Mistral-Nemo-Base-2407: A Powerful 12B Multilingual and Code-Optimized Model
The Mistral-Nemo-Base-2407 is a 12 billion parameter large language model, jointly developed by Mistral AI and NVIDIA. Released under the Apache 2 License, this model is a significant advancement, outperforming many existing models of similar or smaller scale. It is designed as a direct replacement for Mistral 7B, offering enhanced capabilities.
Key Capabilities
- Extended Context Window: Trained with an impressive 128k context window, allowing for processing and generating longer, more coherent texts.
- Multilingual and Code Proficiency: Benefits from training on a large proportion of multilingual and code data, making it highly effective for diverse language tasks and code generation.
- Strong General Benchmarks: Achieves competitive scores across various benchmarks, including 83.5% on HellaSwag (0-shot), 68.0% on MMLU (5-shot), and 73.8% on TriviaQA (5-shot).

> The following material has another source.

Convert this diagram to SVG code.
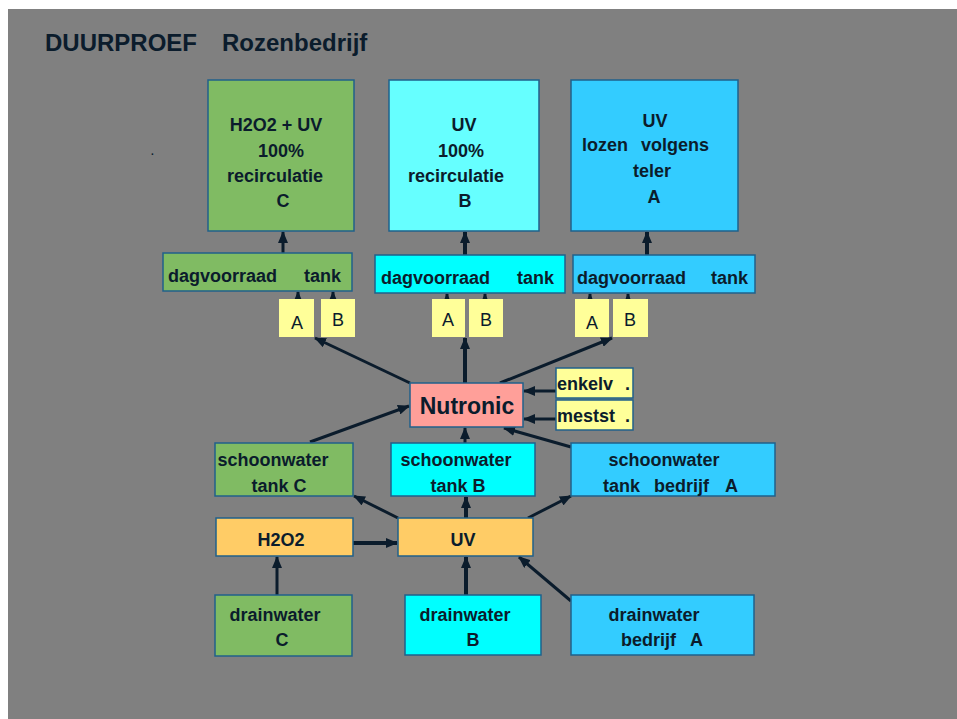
<svg xmlns="http://www.w3.org/2000/svg" width="957" height="719" viewBox="0 0 957 719">
<defs>
<style>
.t{font-family:"Liberation Sans",Arial,sans-serif;font-weight:bold;font-size:18px;fill:#0b1c2c}
.n{font-family:"Liberation Sans",Arial,sans-serif;font-size:18px;fill:#0b1c2c}
.c{text-anchor:middle}
.box{stroke:#21608a;stroke-width:1.5}
.g{fill:#80bb63}.cy{fill:#00ffff}.lc{fill:#66ffff}.bl{fill:#33ccff}.y{fill:#ffff99}.o{fill:#ffcc66}.p{fill:#ff9f99}
.ln{stroke:#0b1c2c;stroke-width:3;fill:none}
.th{stroke-width:4}
</style>
<marker id="ah" markerWidth="12" markerHeight="10" refX="11" refY="5" orient="auto" markerUnits="userSpaceOnUse">
<path d="M0,0 L12,5 L0,10 Z" fill="#0b1c2c"/>
</marker>
</defs>
<rect x="0" y="0" width="957" height="719" fill="#ffffff"/>
<rect x="8" y="9" width="949" height="710" fill="#808080"/>
<g id="title">
<text class="t" x="45" y="51" style="font-size:24px">DUURPROEF</text>
<text class="t" x="222" y="51" style="font-size:24px">Rozenbedrijf</text>
<text class="t" x="151" y="155" style="font-size:10px">.</text>
</g>
<g id="connectors">
<line class="ln" x1="283" y1="253" x2="283" y2="232" marker-end="url(#ah)"/>
<line class="ln th" x1="465" y1="255" x2="465" y2="232" marker-end="url(#ah)"/>
<line class="ln th" x1="647" y1="255" x2="647" y2="232" marker-end="url(#ah)"/>
<line class="ln" x1="298" y1="299" x2="298" y2="292" marker-end="url(#ah)"/>
<line class="ln" x1="333" y1="299" x2="333" y2="292" marker-end="url(#ah)"/>
<line class="ln" x1="447" y1="299" x2="447" y2="294" marker-end="url(#ah)"/>
<line class="ln" x1="485" y1="299" x2="485" y2="294" marker-end="url(#ah)"/>
<line class="ln" x1="590" y1="299" x2="590" y2="294" marker-end="url(#ah)"/>
<line class="ln" x1="628" y1="299" x2="628" y2="294" marker-end="url(#ah)"/>
<line class="ln" x1="410" y1="383" x2="315" y2="338" marker-end="url(#ah)"/>
<line class="ln th" x1="465" y1="383" x2="465" y2="338" marker-end="url(#ah)"/>
<line class="ln" x1="500" y1="383" x2="612" y2="338" marker-end="url(#ah)"/>
<line class="ln" x1="562" y1="391" x2="524" y2="391" marker-end="url(#ah)"/>
<line class="ln" x1="562" y1="419" x2="524" y2="419" marker-end="url(#ah)"/>
<line class="ln" x1="310" y1="442" x2="409" y2="406" marker-end="url(#ah)"/>
<line class="ln" x1="465" y1="443" x2="465" y2="428" marker-end="url(#ah)"/>
<line class="ln" x1="571" y1="447" x2="504" y2="428" marker-end="url(#ah)"/>
<line class="ln th" x1="353" y1="543" x2="397" y2="543" marker-end="url(#ah)"/>
<line class="ln" x1="398" y1="518" x2="354" y2="496" marker-end="url(#ah)"/>
<line class="ln th" x1="466" y1="518" x2="466" y2="497" marker-end="url(#ah)"/>
<line class="ln" x1="528" y1="518" x2="571" y2="496" marker-end="url(#ah)"/>
<line class="ln" x1="277" y1="595" x2="277" y2="557" marker-end="url(#ah)"/>
<line class="ln th" x1="466" y1="595" x2="466" y2="557" marker-end="url(#ah)"/>
<line class="ln" x1="571" y1="601" x2="519" y2="557" marker-end="url(#ah)"/>
</g>
<g id="top-c">
<rect class="box g" x="208" y="80" width="146" height="151"/>
<text class="t c" x="276" y="131">H2O2 + UV</text>
<text class="t c" x="281" y="157">100%</text>
<text class="t c" x="275" y="182">recirculatie</text>
<text class="t c" x="283" y="207">C</text>
</g>
<g id="top-b">
<rect class="box lc" x="389" y="80" width="150" height="151"/>
<text class="t c" x="464" y="131">UV</text>
<text class="t c" x="461" y="157">100%</text>
<text class="t c" x="456" y="182">recirculatie</text>
<text class="t c" x="465" y="207">B</text>
</g>
<g id="top-a">
<rect class="box bl" x="571" y="80" width="167" height="151"/>
<text class="t c" x="655" y="127">UV</text>
<text class="t" x="582" y="151">lozen</text>
<text class="t" x="641" y="151">volgens</text>
<text class="t c" x="652" y="177">teler</text>
<text class="t c" x="654" y="203">A</text>
</g>
<g id="dag-c">
<rect class="box g" x="163" y="253" width="189" height="38"/>
<text class="t" x="168" y="282">dagvoorraad</text>
<text class="t" x="304" y="282">tank</text>
</g>
<g id="dag-b">
<rect class="box cy" x="375" y="255" width="190" height="38"/>
<text class="t" x="381" y="284">dagvoorraad</text>
<text class="t" x="517" y="284">tank</text>
</g>
<g id="dag-a">
<rect class="box bl" x="573" y="255" width="182" height="38"/>
<text class="t" x="577" y="284">dagvoorraad</text>
<text class="t" x="711" y="284">tank</text>
</g>
<g id="ab-c">
<rect class="y" x="279" y="299" width="35" height="38"/>
<text class="n c" x="297" y="329">A</text>
<rect class="y" x="321" y="299" width="34" height="38"/>
<text class="n c" x="338" y="326">B</text>
</g>
<g id="ab-b">
<rect class="y" x="432" y="299" width="33" height="38"/>
<text class="n c" x="448" y="326">A</text>
<rect class="y" x="469" y="299" width="34" height="38"/>
<text class="n c" x="486" y="326">B</text>
</g>
<g id="ab-a">
<rect class="y" x="575" y="299" width="34" height="38"/>
<text class="n c" x="592" y="329">A</text>
<rect class="y" x="613" y="299" width="35" height="38"/>
<text class="n c" x="630" y="326">B</text>
</g>
<g id="nutronic">
<rect class="box p" x="410" y="383" width="113" height="44"/>
<text class="t c" x="467" y="414" style="font-size:23px">Nutronic</text>
</g>
<g id="enkelv">
<rect class="box y" x="556" y="368" width="77" height="30"/>
<text class="t" x="557" y="390">enkelv</text>
<text class="t" x="625" y="390">.</text>
</g>
<g id="mestst">
<rect class="box y" x="556" y="400" width="77" height="30"/>
<text class="t" x="557" y="422">mestst</text>
<text class="t" x="625" y="422">.</text>
</g>
<g id="schoon-c">
<rect class="box g" x="215" y="443" width="138" height="53"/>
<text class="t c" x="273" y="466">schoonwater</text>
<text class="t c" x="279" y="492">tank C</text>
</g>
<g id="schoon-b">
<rect class="box cy" x="391" y="443" width="144" height="53"/>
<text class="t c" x="456" y="466">schoonwater</text>
<text class="t c" x="458" y="492">tank B</text>
</g>
<g id="schoon-a">
<rect class="box bl" x="571" y="443" width="204" height="53"/>
<text class="t c" x="664" y="466">schoonwater</text>
<text class="t" x="603" y="492">tank</text>
<text class="t" x="654" y="492">bedrijf</text>
<text class="t" x="725" y="492">A</text>
</g>
<g id="h2o2">
<rect class="box o" x="216" y="518" width="137" height="38"/>
<text class="t c" x="281" y="546">H2O2</text>
</g>
<g id="uv">
<rect class="box o" x="398" y="518" width="135" height="38"/>
<text class="t c" x="463" y="546">UV</text>
</g>
<g id="drain-c">
<rect class="box g" x="215" y="595" width="137" height="61"/>
<text class="t c" x="275" y="621">drainwater</text>
<text class="t c" x="282" y="646">C</text>
</g>
<g id="drain-b">
<rect class="box cy" x="405" y="595" width="136" height="60"/>
<text class="t c" x="465" y="621">drainwater</text>
<text class="t c" x="473" y="646">B</text>
</g>
<g id="drain-a">
<rect class="box bl" x="571" y="595" width="183" height="60"/>
<text class="t c" x="654" y="621">drainwater</text>
<text class="t" x="621" y="646">bedrijf</text>
<text class="t" x="690" y="646">A</text>
</g>
</svg>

- Multilingual MMLU Performance: Demonstrates solid performance in multiple languages, with scores around 60-64% for French, German, Spanish, Italian, and Portuguese, and around 59% for Russian, Chinese, and Japanese.
- Efficient Architecture: Utilizes a transformer architecture with 40 layers, 8 Grouped-Query Attention (GQA) heads, and a large vocabulary size of approximately 128k, optimized for performance.
Good For
- Multilingual Applications: Ideal for tasks requiring understanding and generation in multiple languages due to its extensive multilingual training.
- Code Generation and Understanding: Well-suited for developers and applications involving code, given its significant training on code data.
- Long-Context Tasks: Excellent for scenarios demanding a deep understanding of lengthy inputs, thanks to its 128k context window.
- General Text Generation: A robust base model for a wide array of generative text tasks, serving as an upgraded alternative to Mistral 7B.